*The request*
Below is some material; set it all down exactly, apart from the pictures.

=======

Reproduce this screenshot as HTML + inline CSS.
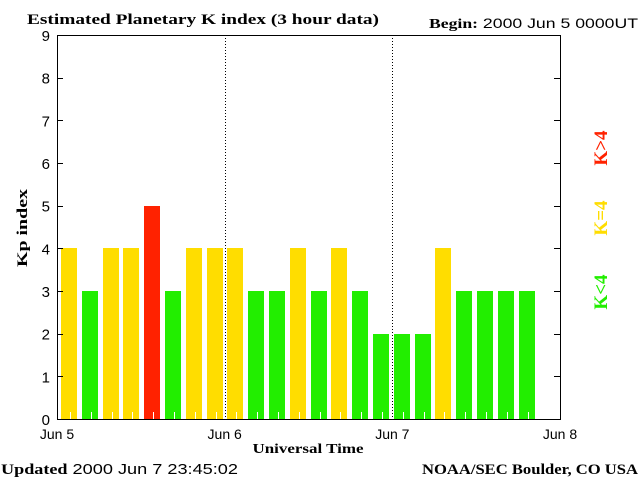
<!DOCTYPE html>
<html><head><meta charset="utf-8"><style>
body{margin:0;background:#fff;}
svg{display:block;font-family:"Liberation Sans",sans-serif;}
.s{font-family:"Liberation Serif",serif;font-weight:bold;}
</style></head><body>
<svg id="c" width="640" height="480" viewBox="0 0 640 480">
<text class="s" x="27" y="24" font-size="15" textLength="352" lengthAdjust="spacingAndGlyphs">Estimated Planetary K index (3 hour data)</text>
<text x="429" y="28" font-size="14" textLength="209" lengthAdjust="spacingAndGlyphs"><tspan class="s">Begin:</tspan>  2000 Jun 5 0000UT</text>
<text class="s" x="27" y="228" font-size="15" textLength="78" lengthAdjust="spacingAndGlyphs" transform="rotate(-90 27 228)" text-anchor="middle">Kp index</text>
<text class="s" x="308" y="453" font-size="14" textLength="111" lengthAdjust="spacingAndGlyphs" text-anchor="middle">Universal Time</text>
<text x="1" y="474" font-size="15" textLength="237" lengthAdjust="spacingAndGlyphs"><tspan class="s">Updated</tspan> 2000 Jun  7 23:45:02</text>
<text class="s" x="422" y="474" font-size="15" textLength="216" lengthAdjust="spacingAndGlyphs">NOAA/SEC Boulder, CO USA</text>
<g id="bars"></g>
<g id="axes"></g>
<text class="s" x="607" y="148" font-size="19" fill="#ff2200" transform="rotate(-90 607 148)" text-anchor="middle">K&gt;4</text>
<text class="s" x="607" y="218" font-size="19" fill="#ffdd00" transform="rotate(-90 607 218)" text-anchor="middle">K=4</text>
<text class="s" x="607" y="292" font-size="19" fill="#22ee00" transform="rotate(-90 607 292)" text-anchor="middle">K&lt;4</text>
</svg>
<script>
const kpValues=[4,3,4,4,5,3,4,4,4,3,3,4,3,4,3,2,2,2,4,3,3,3,3];
const dayLabels=["Jun 5","Jun 6","Jun 7","Jun 8"];
const yTicks=[0,1,2,3,4,5,6,7,8,9];
const NS="http://www.w3.org/2000/svg";
const L=57,R=560,T=35,B=419,days=3;
const xs=h=>L+(R-L)*h/(days*24);
const xb=h=>61+h*(20.8/3);
const ys=v=>B-(B-T)*v/9;
function mk(t,a,p){const e=document.createElementNS(NS,t);for(const k in a)e.setAttribute(k,a[k]);p.appendChild(e);return e;}
const bars=document.getElementById('bars'),ax=document.getElementById('axes');
kpValues.forEach((v,i)=>{
 const x0=Math.round(xb(i*3)),w=16;
 const col=v>4?'#ff2200':(v==4?'#ffdd00':'#22ee00');
 const r=mk('rect',{x:x0,y:Math.round(ys(v)),width:w,height:B-Math.round(ys(v)),fill:col},bars);
 
 
 const t=mk('line',{x1:x0+9.5,x2:x0+9.5,y1:B-7,y2:B,stroke:'#fff'},bars);
 
 
});
const fr=mk('rect',{x:L+0.5,y:T+0.5,width:R-L,height:B-T,fill:'none',stroke:'#000'},ax);


for(let d=1;d<days;d++){
 const x=Math.round(xs(d*24))+0.5;
 const l=mk('line',{x1:x,x2:x,y1:T,y2:B,stroke:'#000','stroke-dasharray':'1,2'},ax);
 
 
}
yTicks.forEach(v=>{
 const y=Math.round(ys(v))+0.5;
 mk('line',{x1:L,x2:L+6,y1:y,y2:y,stroke:'#000'},ax);
 mk('line',{x1:R-6,x2:R,y1:y,y2:y,stroke:'#000'},ax);
 const t=mk('text',{x:50,y:ys(v)+6,'font-size':15,'text-anchor':'end'},ax);
 t.textContent=v;
 
 
});
dayLabels.forEach((s,d)=>{
 const t=mk('text',{x:xs(d*24),y:439,'font-size':14,'text-anchor':'middle'},ax);
 t.textContent=s;
 
 
});
</script>
</body></html>
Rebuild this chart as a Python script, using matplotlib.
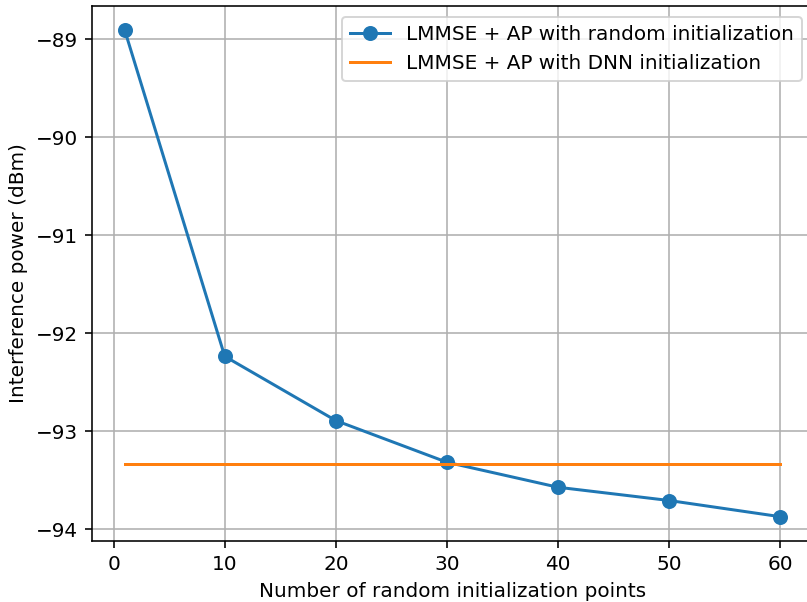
import matplotlib
matplotlib.use("Agg")
import matplotlib.pyplot as plt

n_points = [1, 10, 20, 30, 40, 50, 60]
power_random = [-88.91, -92.235, -92.89, -93.315, -93.57, -93.705, -93.87]
power_dnn = -93.33

fig = plt.figure(figsize=(807 / 144, 602 / 144), dpi=144)
ax = fig.add_axes([92 / 807, 61 / 602, 721 / 807, 535 / 602])

ax.plot(n_points, power_random, marker='o', markersize=6.5,
        label='LMMSE + AP with random initialization')
ax.plot([n_points[0], n_points[-1]], [power_dnn, power_dnn],
        label='LMMSE + AP with DNN initialization')

ax.set_xlabel('Number of random initialization points')
ax.set_ylabel('Interference power (dBm)')
ax.set_xticks([0, 10, 20, 30, 40, 50, 60])
ax.set_yticks([-94, -93, -92, -91, -90, -89])
ax.grid(True)
ax.legend(loc='upper right', bbox_to_anchor=(802 / 807, 1 - 17 / 602),
          bbox_transform=fig.transFigure, borderaxespad=0)

fig.savefig('out.png', dpi=144)
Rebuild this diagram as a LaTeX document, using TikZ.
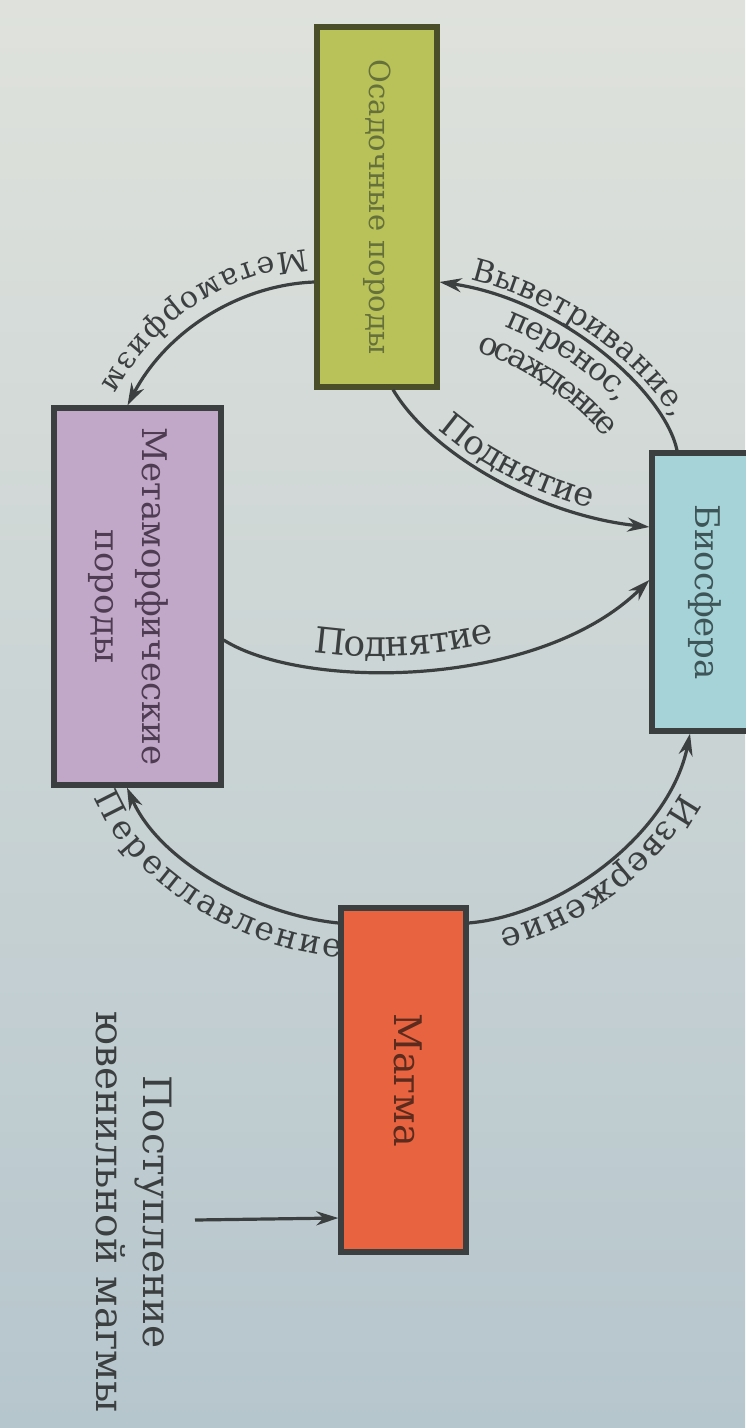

=======

*Exercise answer*
Reproduce this screenshot as HTML + inline CSS.
<!DOCTYPE html>
<html><head><meta charset="utf-8"><style>
body{margin:0;background:#fff;}
svg{display:block;font-family:"Liberation Sans",sans-serif;}
.s{font-family:"Liberation Serif",serif;font-weight:bold;}
</style></head><body>
<svg id="c" width="640" height="480" viewBox="0 0 640 480">
<text class="s" x="27" y="24" font-size="15" textLength="352" lengthAdjust="spacingAndGlyphs">Estimated Planetary K index (3 hour data)</text>
<text x="429" y="28" font-size="14" textLength="209" lengthAdjust="spacingAndGlyphs"><tspan class="s">Begin:</tspan>  2000 Jun 5 0000UT</text>
<text class="s" x="27" y="228" font-size="15" textLength="78" lengthAdjust="spacingAndGlyphs" transform="rotate(-90 27 228)" text-anchor="middle">Kp index</text>
<text class="s" x="308" y="453" font-size="14" textLength="111" lengthAdjust="spacingAndGlyphs" text-anchor="middle">Universal Time</text>
<text x="1" y="474" font-size="15" textLength="237" lengthAdjust="spacingAndGlyphs"><tspan class="s">Updated</tspan> 2000 Jun  7 23:45:02</text>
<text class="s" x="422" y="474" font-size="15" textLength="216" lengthAdjust="spacingAndGlyphs">NOAA/SEC Boulder, CO USA</text>
<g id="bars"></g>
<g id="axes"></g>
<text class="s" x="607" y="148" font-size="19" fill="#ff2200" transform="rotate(-90 607 148)" text-anchor="middle">K&gt;4</text>
<text class="s" x="607" y="218" font-size="19" fill="#ffdd00" transform="rotate(-90 607 218)" text-anchor="middle">K=4</text>
<text class="s" x="607" y="292" font-size="19" fill="#22ee00" transform="rotate(-90 607 292)" text-anchor="middle">K&lt;4</text>
</svg>
<script>
const kpValues=[4,3,4,4,5,3,4,4,4,3,3,4,3,4,3,2,2,2,4,3,3,3,3];
const dayLabels=["Jun 5","Jun 6","Jun 7","Jun 8"];
const yTicks=[0,1,2,3,4,5,6,7,8,9];
const NS="http://www.w3.org/2000/svg";
const L=57,R=560,T=35,B=419,days=3;
const xs=h=>L+(R-L)*h/(days*24);
const xb=h=>61+h*(20.8/3);
const ys=v=>B-(B-T)*v/9;
function mk(t,a,p){const e=document.createElementNS(NS,t);for(const k in a)e.setAttribute(k,a[k]);p.appendChild(e);return e;}
const bars=document.getElementById('bars'),ax=document.getElementById('axes');
kpValues.forEach((v,i)=>{
 const x0=Math.round(xb(i*3)),w=16;
 const col=v>4?'#ff2200':(v==4?'#ffdd00':'#22ee00');
 const r=mk('rect',{x:x0,y:Math.round(ys(v)),width:w,height:B-Math.round(ys(v)),fill:col},bars);
 
 
 const t=mk('line',{x1:x0+9.5,x2:x0+9.5,y1:B-7,y2:B,stroke:'#fff'},bars);
 
 
});
const fr=mk('rect',{x:L+0.5,y:T+0.5,width:R-L,height:B-T,fill:'none',stroke:'#000'},ax);


for(let d=1;d<days;d++){
 const x=Math.round(xs(d*24))+0.5;
 const l=mk('line',{x1:x,x2:x,y1:T,y2:B,stroke:'#000','stroke-dasharray':'1,2'},ax);
 
 
}
yTicks.forEach(v=>{
 const y=Math.round(ys(v))+0.5;
 mk('line',{x1:L,x2:L+6,y1:y,y2:y,stroke:'#000'},ax);
 mk('line',{x1:R-6,x2:R,y1:y,y2:y,stroke:'#000'},ax);
 const t=mk('text',{x:50,y:ys(v)+6,'font-size':15,'text-anchor':'end'},ax);
 t.textContent=v;
 
 
});
dayLabels.forEach((s,d)=>{
 const t=mk('text',{x:xs(d*24),y:439,'font-size':14,'text-anchor':'middle'},ax);
 t.textContent=s;
 
 
});
</script>
</body></html>
Rebuild this chart as a Python script, using matplotlib.
import matplotlib
matplotlib.use("Agg")
import matplotlib.pyplot as plt

n_points = [1, 10, 20, 30, 40, 50, 60]
power_random = [-88.91, -92.235, -92.89, -93.315, -93.57, -93.705, -93.87]
power_dnn = -93.33

fig = plt.figure(figsize=(807 / 144, 602 / 144), dpi=144)
ax = fig.add_axes([92 / 807, 61 / 602, 721 / 807, 535 / 602])

ax.plot(n_points, power_random, marker='o', markersize=6.5,
        label='LMMSE + AP with random initialization')
ax.plot([n_points[0], n_points[-1]], [power_dnn, power_dnn],
        label='LMMSE + AP with DNN initialization')

ax.set_xlabel('Number of random initialization points')
ax.set_ylabel('Interference power (dBm)')
ax.set_xticks([0, 10, 20, 30, 40, 50, 60])
ax.set_yticks([-94, -93, -92, -91, -90, -89])
ax.grid(True)
ax.legend(loc='upper right', bbox_to_anchor=(802 / 807, 1 - 17 / 602),
          bbox_transform=fig.transFigure, borderaxespad=0)

fig.savefig('out.png', dpi=144)
Rebuild this diagram as a LaTeX document, using TikZ.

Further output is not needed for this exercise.